───── DATASET EXTRACT ─────
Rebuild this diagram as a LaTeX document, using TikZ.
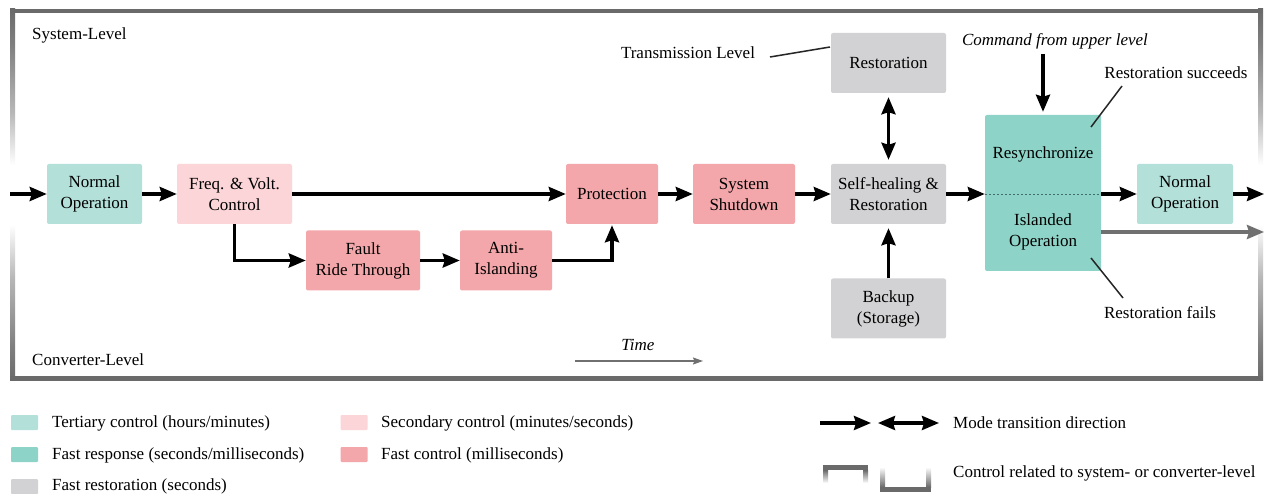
\documentclass[tikz,border=0pt]{standalone}
\usepackage{fontspec}
\setmainfont{Liberation Serif}
\usetikzlibrary{arrows.meta,calc}
\definecolor{tertc}{HTML}{B3E0D9}
\definecolor{fastrc}{HTML}{8DD3C7}
\definecolor{restc}{HTML}{D2D2D4}
\definecolor{secc}{HTML}{FBD5D7}
\definecolor{fastcc}{HTML}{F4A7AA}
\definecolor{framec}{HTML}{6A6A6A}
\definecolor{framel}{HTML}{B8B8B8}
\definecolor{grayarr}{HTML}{707070}
\definecolor{dashc}{HTML}{3F6F68}
\pgfdeclareverticalshading{sidefade}{100bp}{color(0bp)=(framec); color(25bp)=(framec); color(30bp)=(framec!85); color(39bp)=(framel); color(46bp)=(white); color(54bp)=(white); color(61bp)=(framel); color(70bp)=(framec!85); color(75bp)=(framec); color(100bp)=(framec)}
\newcommand\nf{\fontsize{17}{21}\selectfont}
\tikzset{
  mode/.style={rounded corners=2pt, align=center, font=\nf, inner sep=0pt, minimum height=60pt},
  tert/.style={mode, fill=tertc},
  secd/.style={mode, fill=secc},
  fastc/.style={mode, fill=fastcc},
  restb/.style={mode, fill=restc},
  fresp/.style={mode, fill=fastrc},
  lbl/.style={font=\nf, inner sep=0pt},
  arr/.style={line width=3.4pt, -{Stealth[length=17pt,width=14pt,inset=2pt]}},
  darr/.style={line width=3.4pt, {Stealth[length=17pt,width=14pt,inset=2pt]}-{Stealth[length=17pt,width=14pt,inset=2pt]}},
  garr/.style={line width=3.2pt, grayarr, -{Stealth[length=17pt,width=14pt,inset=2pt]}},
  leader/.style={line width=1.5pt, black!85},
  swatch/.style={minimum width=27pt, minimum height=15pt, inner sep=0pt, rounded corners=1pt},
}
\begin{document}
\begin{tikzpicture}[x=1pt,y=-1pt]
\fill[white] (0,0) rectangle (1267,494);
\useasboundingbox (0,0) rectangle (1267,494);

% frame
\shade[shading=sidefade] (10,9) rectangle (15,381);
\shade[shading=sidefade] (1258,9) rectangle (1263,381);
\fill[framec] (10,9) rectangle (1263,13.5);
\fill[framec] (10,376) rectangle (1263,381);

% level labels
\node[lbl, anchor=west] (syslvl) at (32,35) {System-Level};
\node[lbl, anchor=west] (convlvl) at (32,360) {Converter-Level};

% mode boxes
\node[tert, minimum width=95pt] (no1) at (94.5,194) {Normal\\Operation};
\node[secd, minimum width=115pt] (fvc) at (234.5,194) {Freq. \& Volt.\\Control};
\node[fastc, minimum width=114pt] (frt) at (363,260.5) {Fault\\Ride Through};
\node[fastc, minimum width=92pt] (ai) at (506,260.5) {Anti-\\Islanding};
\node[fastc, minimum width=92pt] (prot) at (612,194) {Protection};
\node[fastc, minimum width=102pt] (ss) at (744,194) {System\\Shutdown};
\node[restb, minimum width=115pt] (sh) at (888.5,194) {Self-healing \&\\Restoration};
\node[restb, minimum width=115pt] (rst) at (888.5,63) {Restoration};
\node[restb, minimum width=115pt] (bk) at (888.5,308.5) {Backup\\(Storage)};
\node[fresp, minimum width=116pt, minimum height=156pt] (isl) at (1043,193) {};
\node[lbl] (resync) at (1043,154) {Resynchronize};
\node[lbl, align=center] (islt) at (1043,232) {Islanded\\Operation};
\node[tert, minimum width=96pt] (no2) at (1185,194) {Normal\\Operation};

% annotation texts
\node[lbl] (trans) at (688,53) {Transmission Level};
\node[lbl, font=\nf\itshape] (cmd) at (1055,41) {Command from upper level};
\node[lbl] (succ) at (1176,73) {Restoration succeeds};
\node[lbl] (fail) at (1160,313) {Restoration fails};
\node[lbl, font=\nf\itshape] (time) at (638,345) {Time};

% coordinates for free ends
\coordinate (in) at (10,194);
\coordinate (out1) at (1264,194);
\coordinate (out2) at (1264,232);
\coordinate (trA) at (770,57);
\coordinate (trB) at (830,47);
\coordinate (scA) at (1091,127);
\coordinate (scB) at (1122,86);
\coordinate (flA) at (1091,258);
\coordinate (flB) at (1123,298);
\coordinate (tmA) at (575,361);
\coordinate (tmB) at (703,361);

% connectors
\draw[arr] (in) -- (no1.west);
\draw[arr] (no1) -- (fvc);
\draw[arr] (fvc) -- (prot);
\draw[arr] (fvc.south) |- (frt.west);
\draw[arr] (frt) -- (ai);
\draw[arr, shorten >=1pt] (ai.east) -| (prot.south);
\draw[arr] (prot) -- (ss);
\draw[arr] (ss) -- (sh);
\draw[darr, shorten <=4pt, shorten >=4pt] (rst) -- (sh);
\draw[arr, shorten >=4pt] (bk) -- (sh);
\draw[arr] (sh.east) -- (sh.east -| isl.west);
\draw[dashc, line width=0.8pt, dash pattern=on 2pt off 2pt] (sh.east -| isl.west) -- (sh.east -| isl.east);
\draw[arr] (no2.west -| isl.east) -- (no2.west);
\draw[arr] (no2) -- (out1);
\draw[garr] (out2 -| isl.east) -- (out2);
\draw[arr, shorten <=5pt, shorten >=3pt] (cmd.south -| isl.north) -- (isl.north);

\draw[leader] (trA) -- (trB);
\draw[leader] (scA) -- (scB);
\draw[leader] (flA) -- (flB);
\draw[line width=1.5pt, grayarr, -{Stealth[length=10pt,width=7pt,inset=1.5pt]}] (tmA) -- (tmB);

% legend
\node[swatch, fill=tertc] (sw1) at (24.5,422.5) {};
\node[swatch, fill=fastrc] (sw2) at (24.5,454.5) {};
\node[swatch, fill=restc] (sw3) at (24.5,486.5) {};
\node[swatch, fill=secc] (sw4) at (354,422.5) {};
\node[swatch, fill=fastcc] (sw5) at (354,454.5) {};
\node[lbl, anchor=west] (lt1) at (52,423) {Tertiary control (hours/minutes)};
\node[lbl, anchor=west] (lt2) at (52,455) {Fast response (seconds/milliseconds)};
\node[lbl, anchor=west] (lt3) at (52,486) {Fast restoration (seconds)};
\node[lbl, anchor=west] (lt4) at (381,423) {Secondary control (minutes/seconds)};
\node[lbl, anchor=west] (lt5) at (381,455) {Fast control (milliseconds)};

\coordinate (laA) at (820,423);
\coordinate (laB) at (871,423);
\coordinate (lbA) at (878,423);
\coordinate (lbB) at (939,423);
\draw[arr] (laA) -- (laB);
\draw[darr] (lbA) -- (lbB);
\node[lbl, anchor=west] (lt6) at (953,423) {Mode transition direction};
\node[lbl, anchor=west] (lt7) at (953,473) {Control related to system- or converter-level};

\fill[framec] (823,465) rectangle (868,470);
\shade[top color=framec, bottom color=white] (823,470) rectangle (828,483);
\shade[top color=framec, bottom color=white] (863,470) rectangle (868,483);
\fill[framec] (880,487) rectangle (931,492);
\shade[top color=white, bottom color=framec] (880,467) rectangle (885,487);
\shade[top color=white, bottom color=framec] (926,467) rectangle (931,487);
\end{tikzpicture}
\end{document}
─────
Restate the listing above word for word, and skip the pictures.

Rebuild this diagram as a LaTeX document, using TikZ.
\documentclass[tikz,border=0pt]{standalone}
\usepackage{fontspec}
\setmainfont{Liberation Serif}
\usetikzlibrary{arrows.meta,calc}
\definecolor{tertc}{HTML}{B3E0D9}
\definecolor{fastrc}{HTML}{8DD3C7}
\definecolor{restc}{HTML}{D2D2D4}
\definecolor{secc}{HTML}{FBD5D7}
\definecolor{fastcc}{HTML}{F4A7AA}
\definecolor{framec}{HTML}{6A6A6A}
\definecolor{framel}{HTML}{B8B8B8}
\definecolor{grayarr}{HTML}{707070}
\definecolor{dashc}{HTML}{3F6F68}
\pgfdeclareverticalshading{sidefade}{100bp}{color(0bp)=(framec); color(25bp)=(framec); color(30bp)=(framec!85); color(39bp)=(framel); color(46bp)=(white); color(54bp)=(white); color(61bp)=(framel); color(70bp)=(framec!85); color(75bp)=(framec); color(100bp)=(framec)}
\newcommand\nf{\fontsize{17}{21}\selectfont}
\tikzset{
  mode/.style={rounded corners=2pt, align=center, font=\nf, inner sep=0pt, minimum height=60pt},
  tert/.style={mode, fill=tertc},
  secd/.style={mode, fill=secc},
  fastc/.style={mode, fill=fastcc},
  restb/.style={mode, fill=restc},
  fresp/.style={mode, fill=fastrc},
  lbl/.style={font=\nf, inner sep=0pt},
  arr/.style={line width=3.4pt, -{Stealth[length=17pt,width=14pt,inset=2pt]}},
  darr/.style={line width=3.4pt, {Stealth[length=17pt,width=14pt,inset=2pt]}-{Stealth[length=17pt,width=14pt,inset=2pt]}},
  garr/.style={line width=3.2pt, grayarr, -{Stealth[length=17pt,width=14pt,inset=2pt]}},
  leader/.style={line width=1.5pt, black!85},
  swatch/.style={minimum width=27pt, minimum height=15pt, inner sep=0pt, rounded corners=1pt},
}
\begin{document}
\begin{tikzpicture}[x=1pt,y=-1pt]
\fill[white] (0,0) rectangle (1267,494);
\useasboundingbox (0,0) rectangle (1267,494);

% frame
\shade[shading=sidefade] (10,9) rectangle (15,381);
\shade[shading=sidefade] (1258,9) rectangle (1263,381);
\fill[framec] (10,9) rectangle (1263,13.5);
\fill[framec] (10,376) rectangle (1263,381);

% level labels
\node[lbl, anchor=west] (syslvl) at (32,35) {System-Level};
\node[lbl, anchor=west] (convlvl) at (32,360) {Converter-Level};

% mode boxes
\node[tert, minimum width=95pt] (no1) at (94.5,194) {Normal\\Operation};
\node[secd, minimum width=115pt] (fvc) at (234.5,194) {Freq. \& Volt.\\Control};
\node[fastc, minimum width=114pt] (frt) at (363,260.5) {Fault\\Ride Through};
\node[fastc, minimum width=92pt] (ai) at (506,260.5) {Anti-\\Islanding};
\node[fastc, minimum width=92pt] (prot) at (612,194) {Protection};
\node[fastc, minimum width=102pt] (ss) at (744,194) {System\\Shutdown};
\node[restb, minimum width=115pt] (sh) at (888.5,194) {Self-healing \&\\Restoration};
\node[restb, minimum width=115pt] (rst) at (888.5,63) {Restoration};
\node[restb, minimum width=115pt] (bk) at (888.5,308.5) {Backup\\(Storage)};
\node[fresp, minimum width=116pt, minimum height=156pt] (isl) at (1043,193) {};
\node[lbl] (resync) at (1043,154) {Resynchronize};
\node[lbl, align=center] (islt) at (1043,232) {Islanded\\Operation};
\node[tert, minimum width=96pt] (no2) at (1185,194) {Normal\\Operation};

% annotation texts
\node[lbl] (trans) at (688,53) {Transmission Level};
\node[lbl, font=\nf\itshape] (cmd) at (1055,41) {Command from upper level};
\node[lbl] (succ) at (1176,73) {Restoration succeeds};
\node[lbl] (fail) at (1160,313) {Restoration fails};
\node[lbl, font=\nf\itshape] (time) at (638,345) {Time};

% coordinates for free ends
\coordinate (in) at (10,194);
\coordinate (out1) at (1264,194);
\coordinate (out2) at (1264,232);
\coordinate (trA) at (770,57);
\coordinate (trB) at (830,47);
\coordinate (scA) at (1091,127);
\coordinate (scB) at (1122,86);
\coordinate (flA) at (1091,258);
\coordinate (flB) at (1123,298);
\coordinate (tmA) at (575,361);
\coordinate (tmB) at (703,361);

% connectors
\draw[arr] (in) -- (no1.west);
\draw[arr] (no1) -- (fvc);
\draw[arr] (fvc) -- (prot);
\draw[arr] (fvc.south) |- (frt.west);
\draw[arr] (frt) -- (ai);
\draw[arr, shorten >=1pt] (ai.east) -| (prot.south);
\draw[arr] (prot) -- (ss);
\draw[arr] (ss) -- (sh);
\draw[darr, shorten <=4pt, shorten >=4pt] (rst) -- (sh);
\draw[arr, shorten >=4pt] (bk) -- (sh);
\draw[arr] (sh.east) -- (sh.east -| isl.west);
\draw[dashc, line width=0.8pt, dash pattern=on 2pt off 2pt] (sh.east -| isl.west) -- (sh.east -| isl.east);
\draw[arr] (no2.west -| isl.east) -- (no2.west);
\draw[arr] (no2) -- (out1);
\draw[garr] (out2 -| isl.east) -- (out2);
\draw[arr, shorten <=5pt, shorten >=3pt] (cmd.south -| isl.north) -- (isl.north);

\draw[leader] (trA) -- (trB);
\draw[leader] (scA) -- (scB);
\draw[leader] (flA) -- (flB);
\draw[line width=1.5pt, grayarr, -{Stealth[length=10pt,width=7pt,inset=1.5pt]}] (tmA) -- (tmB);

% legend
\node[swatch, fill=tertc] (sw1) at (24.5,422.5) {};
\node[swatch, fill=fastrc] (sw2) at (24.5,454.5) {};
\node[swatch, fill=restc] (sw3) at (24.5,486.5) {};
\node[swatch, fill=secc] (sw4) at (354,422.5) {};
\node[swatch, fill=fastcc] (sw5) at (354,454.5) {};
\node[lbl, anchor=west] (lt1) at (52,423) {Tertiary control (hours/minutes)};
\node[lbl, anchor=west] (lt2) at (52,455) {Fast response (seconds/milliseconds)};
\node[lbl, anchor=west] (lt3) at (52,486) {Fast restoration (seconds)};
\node[lbl, anchor=west] (lt4) at (381,423) {Secondary control (minutes/seconds)};
\node[lbl, anchor=west] (lt5) at (381,455) {Fast control (milliseconds)};

\coordinate (laA) at (820,423);
\coordinate (laB) at (871,423);
\coordinate (lbA) at (878,423);
\coordinate (lbB) at (939,423);
\draw[arr] (laA) -- (laB);
\draw[darr] (lbA) -- (lbB);
\node[lbl, anchor=west] (lt6) at (953,423) {Mode transition direction};
\node[lbl, anchor=west] (lt7) at (953,473) {Control related to system- or converter-level};

\fill[framec] (823,465) rectangle (868,470);
\shade[top color=framec, bottom color=white] (823,470) rectangle (828,483);
\shade[top color=framec, bottom color=white] (863,470) rectangle (868,483);
\fill[framec] (880,487) rectangle (931,492);
\shade[top color=white, bottom color=framec] (880,467) rectangle (885,487);
\shade[top color=white, bottom color=framec] (926,467) rectangle (931,487);
\end{tikzpicture}
\end{document}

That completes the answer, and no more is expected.